The central heritage of the liberal West is the right to express even views offensive to others. The furore over the movie The Interview started with the assertion by the North Korean regime of the power effectively to ban expression it found offensive; my three–part discussion of it ends with why freedom of expression may be what ultimately allows liberal societies to succeed in the face of even physical and economic threats.
If it’s our values that allow the West, and particularly the US, to serve as a beacon to peoples everywhere, and that ultimately form our greatest bulwark, then the torture debate last month should be dispiriting. Polls show that the overwhelming majority of Americans thinks that the “enhanced interrogation” techniques employed by our government constitute torture but endorses their use.
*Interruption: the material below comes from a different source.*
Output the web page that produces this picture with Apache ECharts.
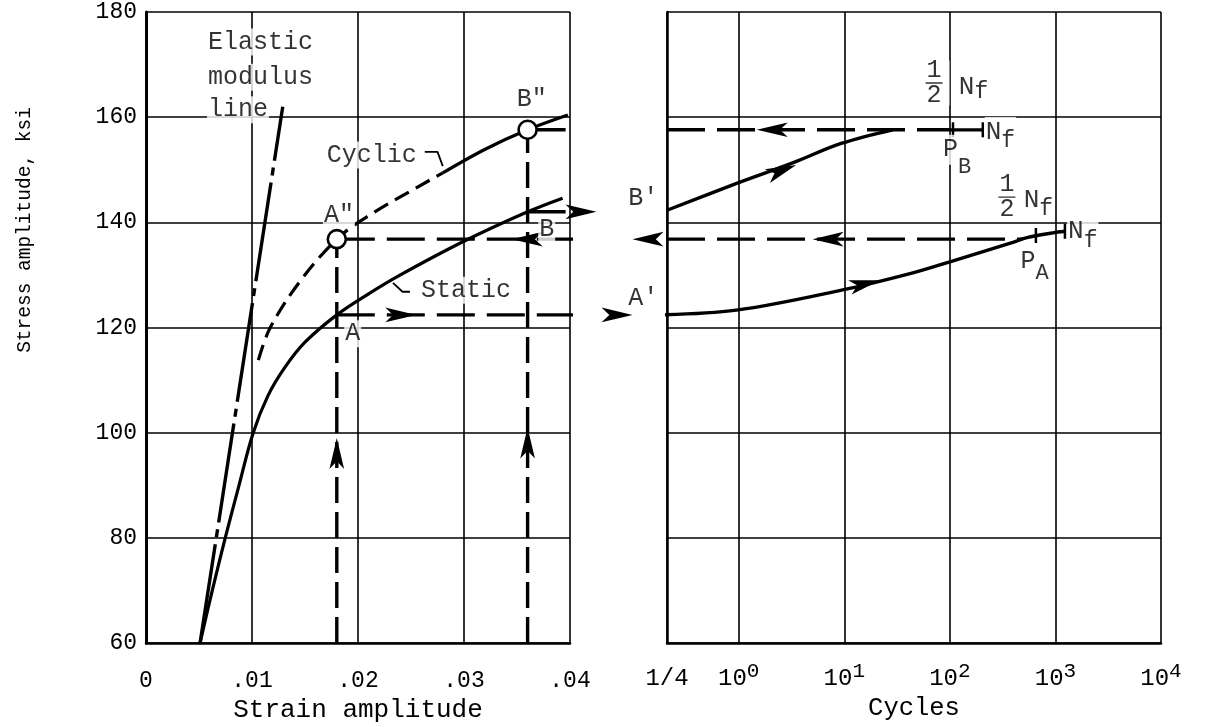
<!DOCTYPE html>
<html>
<head>
<meta charset="utf-8">
<script src="https://cdn.jsdelivr.net/npm/echarts@6/dist/echarts.min.js"></script>
<style>
html, body { margin: 0; padding: 0; background: #fff; }
#chart { width: 1208px; height: 727px; }
</style>
</head>
<body>
<div id="chart"></div>
<script>
// strain / stress curves (left panel)
var elasticStrain = [0.0051, 0.0129];
var elasticStress = [60, 162];
var staticStrain = [0.0051, 0.0063, 0.0075, 0.0087, 0.0101, 0.0115, 0.0131, 0.0150, 0.0180, 0.0210, 0.0240, 0.0299, 0.0360, 0.0393];
var staticStress = [60, 70.4, 80.2, 89.4, 99.9, 107.0, 112.4, 117.2, 122.4, 126.4, 130.0, 136.3, 142.0, 144.6];
var cyclicStrain = [0.0106, 0.0117, 0.0145, 0.0180, 0.0208, 0.0271, 0.0280, 0.0320, 0.0360, 0.0398];
var cyclicStress = [113.8, 119.9, 128.7, 136.8, 141.0, 148.4, 149.4, 153.9, 157.6, 160.4];
var cyclicSolidFrom = 0.0280;

// test points
var strainA = 0.018, strainB = 0.036;
var stressA = 122.4, stressB = 142.0;       // static
var stressA2 = 136.8, stressB2 = 157.6;     // cyclic (A", B")
var endA = 0.0473, endB = 0.0485;           // arrow ends at A', B'
var panelJoin = 0.0491;                      // strain value where right panel starts

// cycles panel
var cycleMin = 0.209;
var curveACycles = [0.171, 0.95, 9.4, 44.6, 100, 395, 537, 946, 1230];
var curveAStress = [122.4, 123.3, 127.1, 130.4, 132.5, 136.2, 137.1, 138.0, 138.3];
var curveBCycles = [0.209, 0.955, 3.24, 9.33, 28.8];
var curveBStress = [142.3, 147.4, 151.3, 155.0, 157.6];
var returnAEnd = 490, returnBEnd = 100;
var halfLifeB = 107, failB = 205;
var halfLifeA = 653, failA = 1230;
var cycleTicks = [Math.log10(cycleMin), 0, 1, 2, 3, 4];

// arrow heads: [x, y, rotation]
var leftArrows = [[0.0255, 122.4, -90], [0.0459, 122.4, -90], [0.0425, 142.0, -90],
                  [0.0345, 136.8, 90], [0.0459, 136.8, 90], [0.018, 99, 0], [0.036, 101, 0]];
var rightArrows = [[5.0, 136.8, 90], [1.48, 157.6, 90], [21.8, 129.0, -76.5], [3.5, 150.9, -69]];

var font = 'Liberation Mono';
var ink = '#000';

function pairs(xs, ys) {
    return xs.map(function (x, i) { return [x, ys[i]]; });
}
function logPairs(ns, ys) {
    return ns.map(function (n, i) { return [Math.log10(n), ys[i]]; });
}

var cyclicAll = pairs(cyclicStrain, cyclicStress);
var cyclicDash = cyclicAll.filter(function (p) { return p[0] <= cyclicSolidFrom; });
var cyclicSolid = cyclicAll.filter(function (p) { return p[0] >= cyclicSolidFrom; });

function line(idx, data, type, width, extra) {
    var s = {
        type: 'line', xAxisIndex: idx, yAxisIndex: idx, data: data,
        symbol: 'none', clip: false, silent: true,
        lineStyle: { color: ink, width: width, type: type }
    };
    for (var k in extra) s[k] = extra[k];
    return s;
}

function note(x, y, text, fs, left, extra) {
    var l = {
        show: true, formatter: text, fontFamily: font, color: ink, fontSize: fs,
        backgroundColor: '#fff', padding: 1,
        position: left ? 'right' : 'inside', distance: 0
    };
    for (var k in extra) l[k] = extra[k];
    return { value: [x, y], label: l };
}
function sub(main, low, fs, drop) {
    return {
        formatter: '{m|' + main + '}{s|' + low + '}',
        rich: {
            m: { fontFamily: font, color: ink, fontSize: fs, lineHeight: 28 },
            s: { fontFamily: font, color: ink, fontSize: fs - 3, lineHeight: 28, padding: [drop, 0, 0, 0] }
        }
    };
}
var fraction = {
    formatter: '{a|1}\n{bar|}\n{a|2}',
    padding: [0, 7, 0, 7],
    rich: {
        a: { fontFamily: font, color: ink, fontSize: 25, lineHeight: 20, align: 'center' },
        bar: { width: 17, height: 0, borderWidth: 1.3, borderColor: ink, lineHeight: 5, align: 'center' }
    }
};

var leftNotes = [
    note(0.00575, 174.3, 'Elastic', 25, true),
    note(0.00575, 167.6, 'modulus', 25, true),
    note(0.00575, 161.4, 'line', 25, true),
    note(0.0213, 152.8, 'Cyclic', 25),
    note(0.0302, 127.1, 'Static', 25),
    note(0.0182, 141.4, 'A"', 25),
    note(0.0364, 163.3, 'B"', 25),
    note(0.0195, 118.8, 'A', 25),
    note(0.0378, 138.7, 'B', 25),
    note(0.0469, 125.6, "A'", 25),
    note(0.0469, 144.6, "B'", 25)
];

var rightNotes = [
    note(Math.log10(70.8), 166.5, '', 25, false, fraction),
    note(Math.log10(119), 165.7, '', 26, true, sub('N', 'f', 26, 10)),
    note(Math.log10(214), 157.2, '', 26, true, sub('N', 'f', 26, 18)),
    note(Math.log10(84), 153.8, '', 25, true, sub('P', 'B', 25, 34)),
    note(Math.log10(347), 144.8, '', 25, false, fraction),
    note(Math.log10(490), 144.2, '', 26, true, sub('N', 'f', 26, 17)),
    note(Math.log10(457), 132.5, '', 25, true, sub('P', 'A', 25, 22)),
    note(Math.log10(1288), 138.4, '', 26, true, sub('N', 'f', 26, 20))
];

var dashLong = [38, 12];
var dashVert = [26, 9];
var smooth = { smooth: 0.35 };

var series = [
    // left panel
    line(0, pairs(elasticStrain, elasticStress), [100, 7, 8, 7], 3.4),
    line(0, pairs(staticStrain, staticStress), 'solid', 3.2, smooth),
    line(0, cyclicDash, [16, 8], 3.2, smooth),
    line(0, cyclicSolid, 'solid', 3.2, smooth),
    line(0, [[strainA, 60], [strainA, stressA2]], dashVert, 3.4),
    line(0, [[strainB, 60], [strainB, stressB2]], dashVert, 3.4),
    line(0, [[strainA, stressA], [endA, stressA]], dashLong, 3.4),
    line(0, [[strainB, stressB], [endB, stressB]], dashLong, 3.4),
    line(0, [[strainA, stressA2], [panelJoin, stressA2]], dashLong, 3.4),
    line(0, [[strainB, stressB2], [panelJoin, stressB2]], dashLong, 3.4),
    // leaders
    line(0, [[0.0263, 153.4], [0.0275, 153.4], [0.0280, 150.7]], 'solid', 1.8),
    line(0, [[0.0233, 128.5], [0.0242, 126.8], [0.0249, 126.8]], 'solid', 1.8),
    // right panel
    line(1, logPairs(curveACycles, curveAStress), 'solid', 3.4, smooth),
    line(1, logPairs(curveBCycles, curveBStress), 'solid', 3.4, smooth),
    line(1, logPairs([cycleMin, returnAEnd], [stressA2, stressA2]), dashLong, 3.4),
    line(1, logPairs([cycleMin, returnBEnd], [stressB2, stressB2]), dashLong, 3.4),
    line(1, logPairs([returnBEnd, failB], [stressB2, stressB2]), 'solid', 3.2),
    {
        type: 'scatter', xAxisIndex: 1, yAxisIndex: 1, silent: true, clip: false, z: 3,
        symbol: 'rect', symbolSize: [2.5, 15], itemStyle: { color: ink, opacity: 1 },
        data: logPairs([halfLifeB, failB, halfLifeA, failA], [stressB2, stressB2, 137.5, 138.3])
    },
    {
        type: 'scatter', xAxisIndex: 0, yAxisIndex: 0, silent: true, clip: false, z: 3,
        symbol: 'arrow', symbolSize: [11, 31], itemStyle: { color: ink, opacity: 1 },
        symbolRotate: function (v) { return v[2]; },
        data: leftArrows
    },
    {
        type: 'scatter', xAxisIndex: 1, yAxisIndex: 1, silent: true, clip: false, z: 3,
        symbol: 'arrow', symbolSize: [11, 31], itemStyle: { color: ink, opacity: 1 },
        symbolRotate: function (v) { return v[2]; },
        data: rightArrows.map(function (a) { return [Math.log10(a[0]), a[1], a[2]]; })
    },
    {
        type: 'scatter', xAxisIndex: 0, yAxisIndex: 0, silent: true, clip: false, z: 6,
        symbol: 'circle', symbolSize: 18,
        itemStyle: { color: '#fff', borderColor: ink, borderWidth: 2.6, opacity: 1 },
        data: [[strainA, stressA2], [strainB, stressB2]]
    },
    {
        type: 'scatter', xAxisIndex: 0, yAxisIndex: 0, silent: true, clip: false, z: 5,
        symbolSize: 0, data: leftNotes
    },
    {
        type: 'scatter', xAxisIndex: 1, yAxisIndex: 1, silent: true, clip: false, z: 5,
        symbolSize: 0, data: rightNotes
    }
];

var splitStyle = { show: true, lineStyle: { color: ink, width: 1.6 } };

var option = {
    animation: false,
    backgroundColor: '#fff',
    grid: [
        { left: 146, top: 12, width: 424, height: 631, outerBoundsMode: 'none' },
        { left: 667, top: 12, width: 494, height: 631, outerBoundsMode: 'none' }
    ],
    xAxis: [
        {
            gridIndex: 0, type: 'value', min: 0, max: 0.04, interval: 0.01,
            axisLine: { lineStyle: { color: ink, width: 2.5 } },
            axisTick: { show: false },
            splitLine: splitStyle,
            axisLabel: {
                margin: 24, fontSize: 23, lineHeight: 28, fontFamily: font, color: ink,
                formatter: function (v) { return v === 0 ? '0' : v.toFixed(2).slice(1); }
            },
            name: 'Strain amplitude', nameLocation: 'middle', nameGap: 54, nameMoveOverlap: false,
            nameTextStyle: { fontSize: 26, fontFamily: font, color: ink }
        },
        {
            gridIndex: 1, type: 'value', min: cycleTicks[0], max: 4,
            axisLine: { lineStyle: { color: ink, width: 2.5 } },
            axisTick: { show: false, customValues: cycleTicks },
            splitLine: splitStyle,
            axisLabel: {
                customValues: cycleTicks, margin: 16,
                formatter: function (v) {
                    return v < -0.1 ? '{b|1/4}' : '{b|10}{e|' + Math.round(v) + '}';
                },
                rich: {
                    b: { fontSize: 24, fontFamily: font, color: ink, lineHeight: 40 },
                    e: { fontSize: 21, fontFamily: font, color: ink, lineHeight: 40, padding: [0, 0, 16, 0] }
                }
            },
            name: 'Cycles', nameLocation: 'middle', nameGap: 52, nameMoveOverlap: false,
            nameTextStyle: { fontSize: 25.5, fontFamily: font, color: ink }
        }
    ],
    yAxis: [
        {
            gridIndex: 0, type: 'value', min: 60, max: 180, interval: 20,
            axisLine: { show: true, onZero: false, lineStyle: { color: ink, width: 3 } },
            axisTick: { show: false },
            splitLine: splitStyle,
            axisLabel: { margin: 9, fontSize: 23, fontFamily: font, color: ink }
        },
        {
            gridIndex: 1, type: 'value', min: 60, max: 180, interval: 20,
            axisLine: { show: true, onZero: false, lineStyle: { color: ink, width: 2.5 } },
            axisTick: { show: false },
            splitLine: splitStyle,
            axisLabel: { show: false }
        }
    ],
    graphic: [{
        type: 'text', x: 25, y: 230, rotation: Math.PI / 2,
        style: {
            text: 'Stress amplitude, ksi', font: '19.5px "Liberation Mono"', fill: ink,
            align: 'center', verticalAlign: 'middle'
        }
    }],
    series: series
};

var chart = echarts.init(document.getElementById('chart'));
chart.setOption(option);
</script>
</body>
</html>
This can lead to difficult and important philosophical debates about means justifying ends – but, as I argued in US News & World Report, it should shut the door on the ability of torture supporters to assert that they’re the defenders of morality in any meaningful way.
Finally, with a new Congress this week, I discuss in The Hill how liberals and conservatives alike cling to positions from fifty years ago as if these are eternal values rather than context-specific expressions of them – and how, instead, we might move forward together.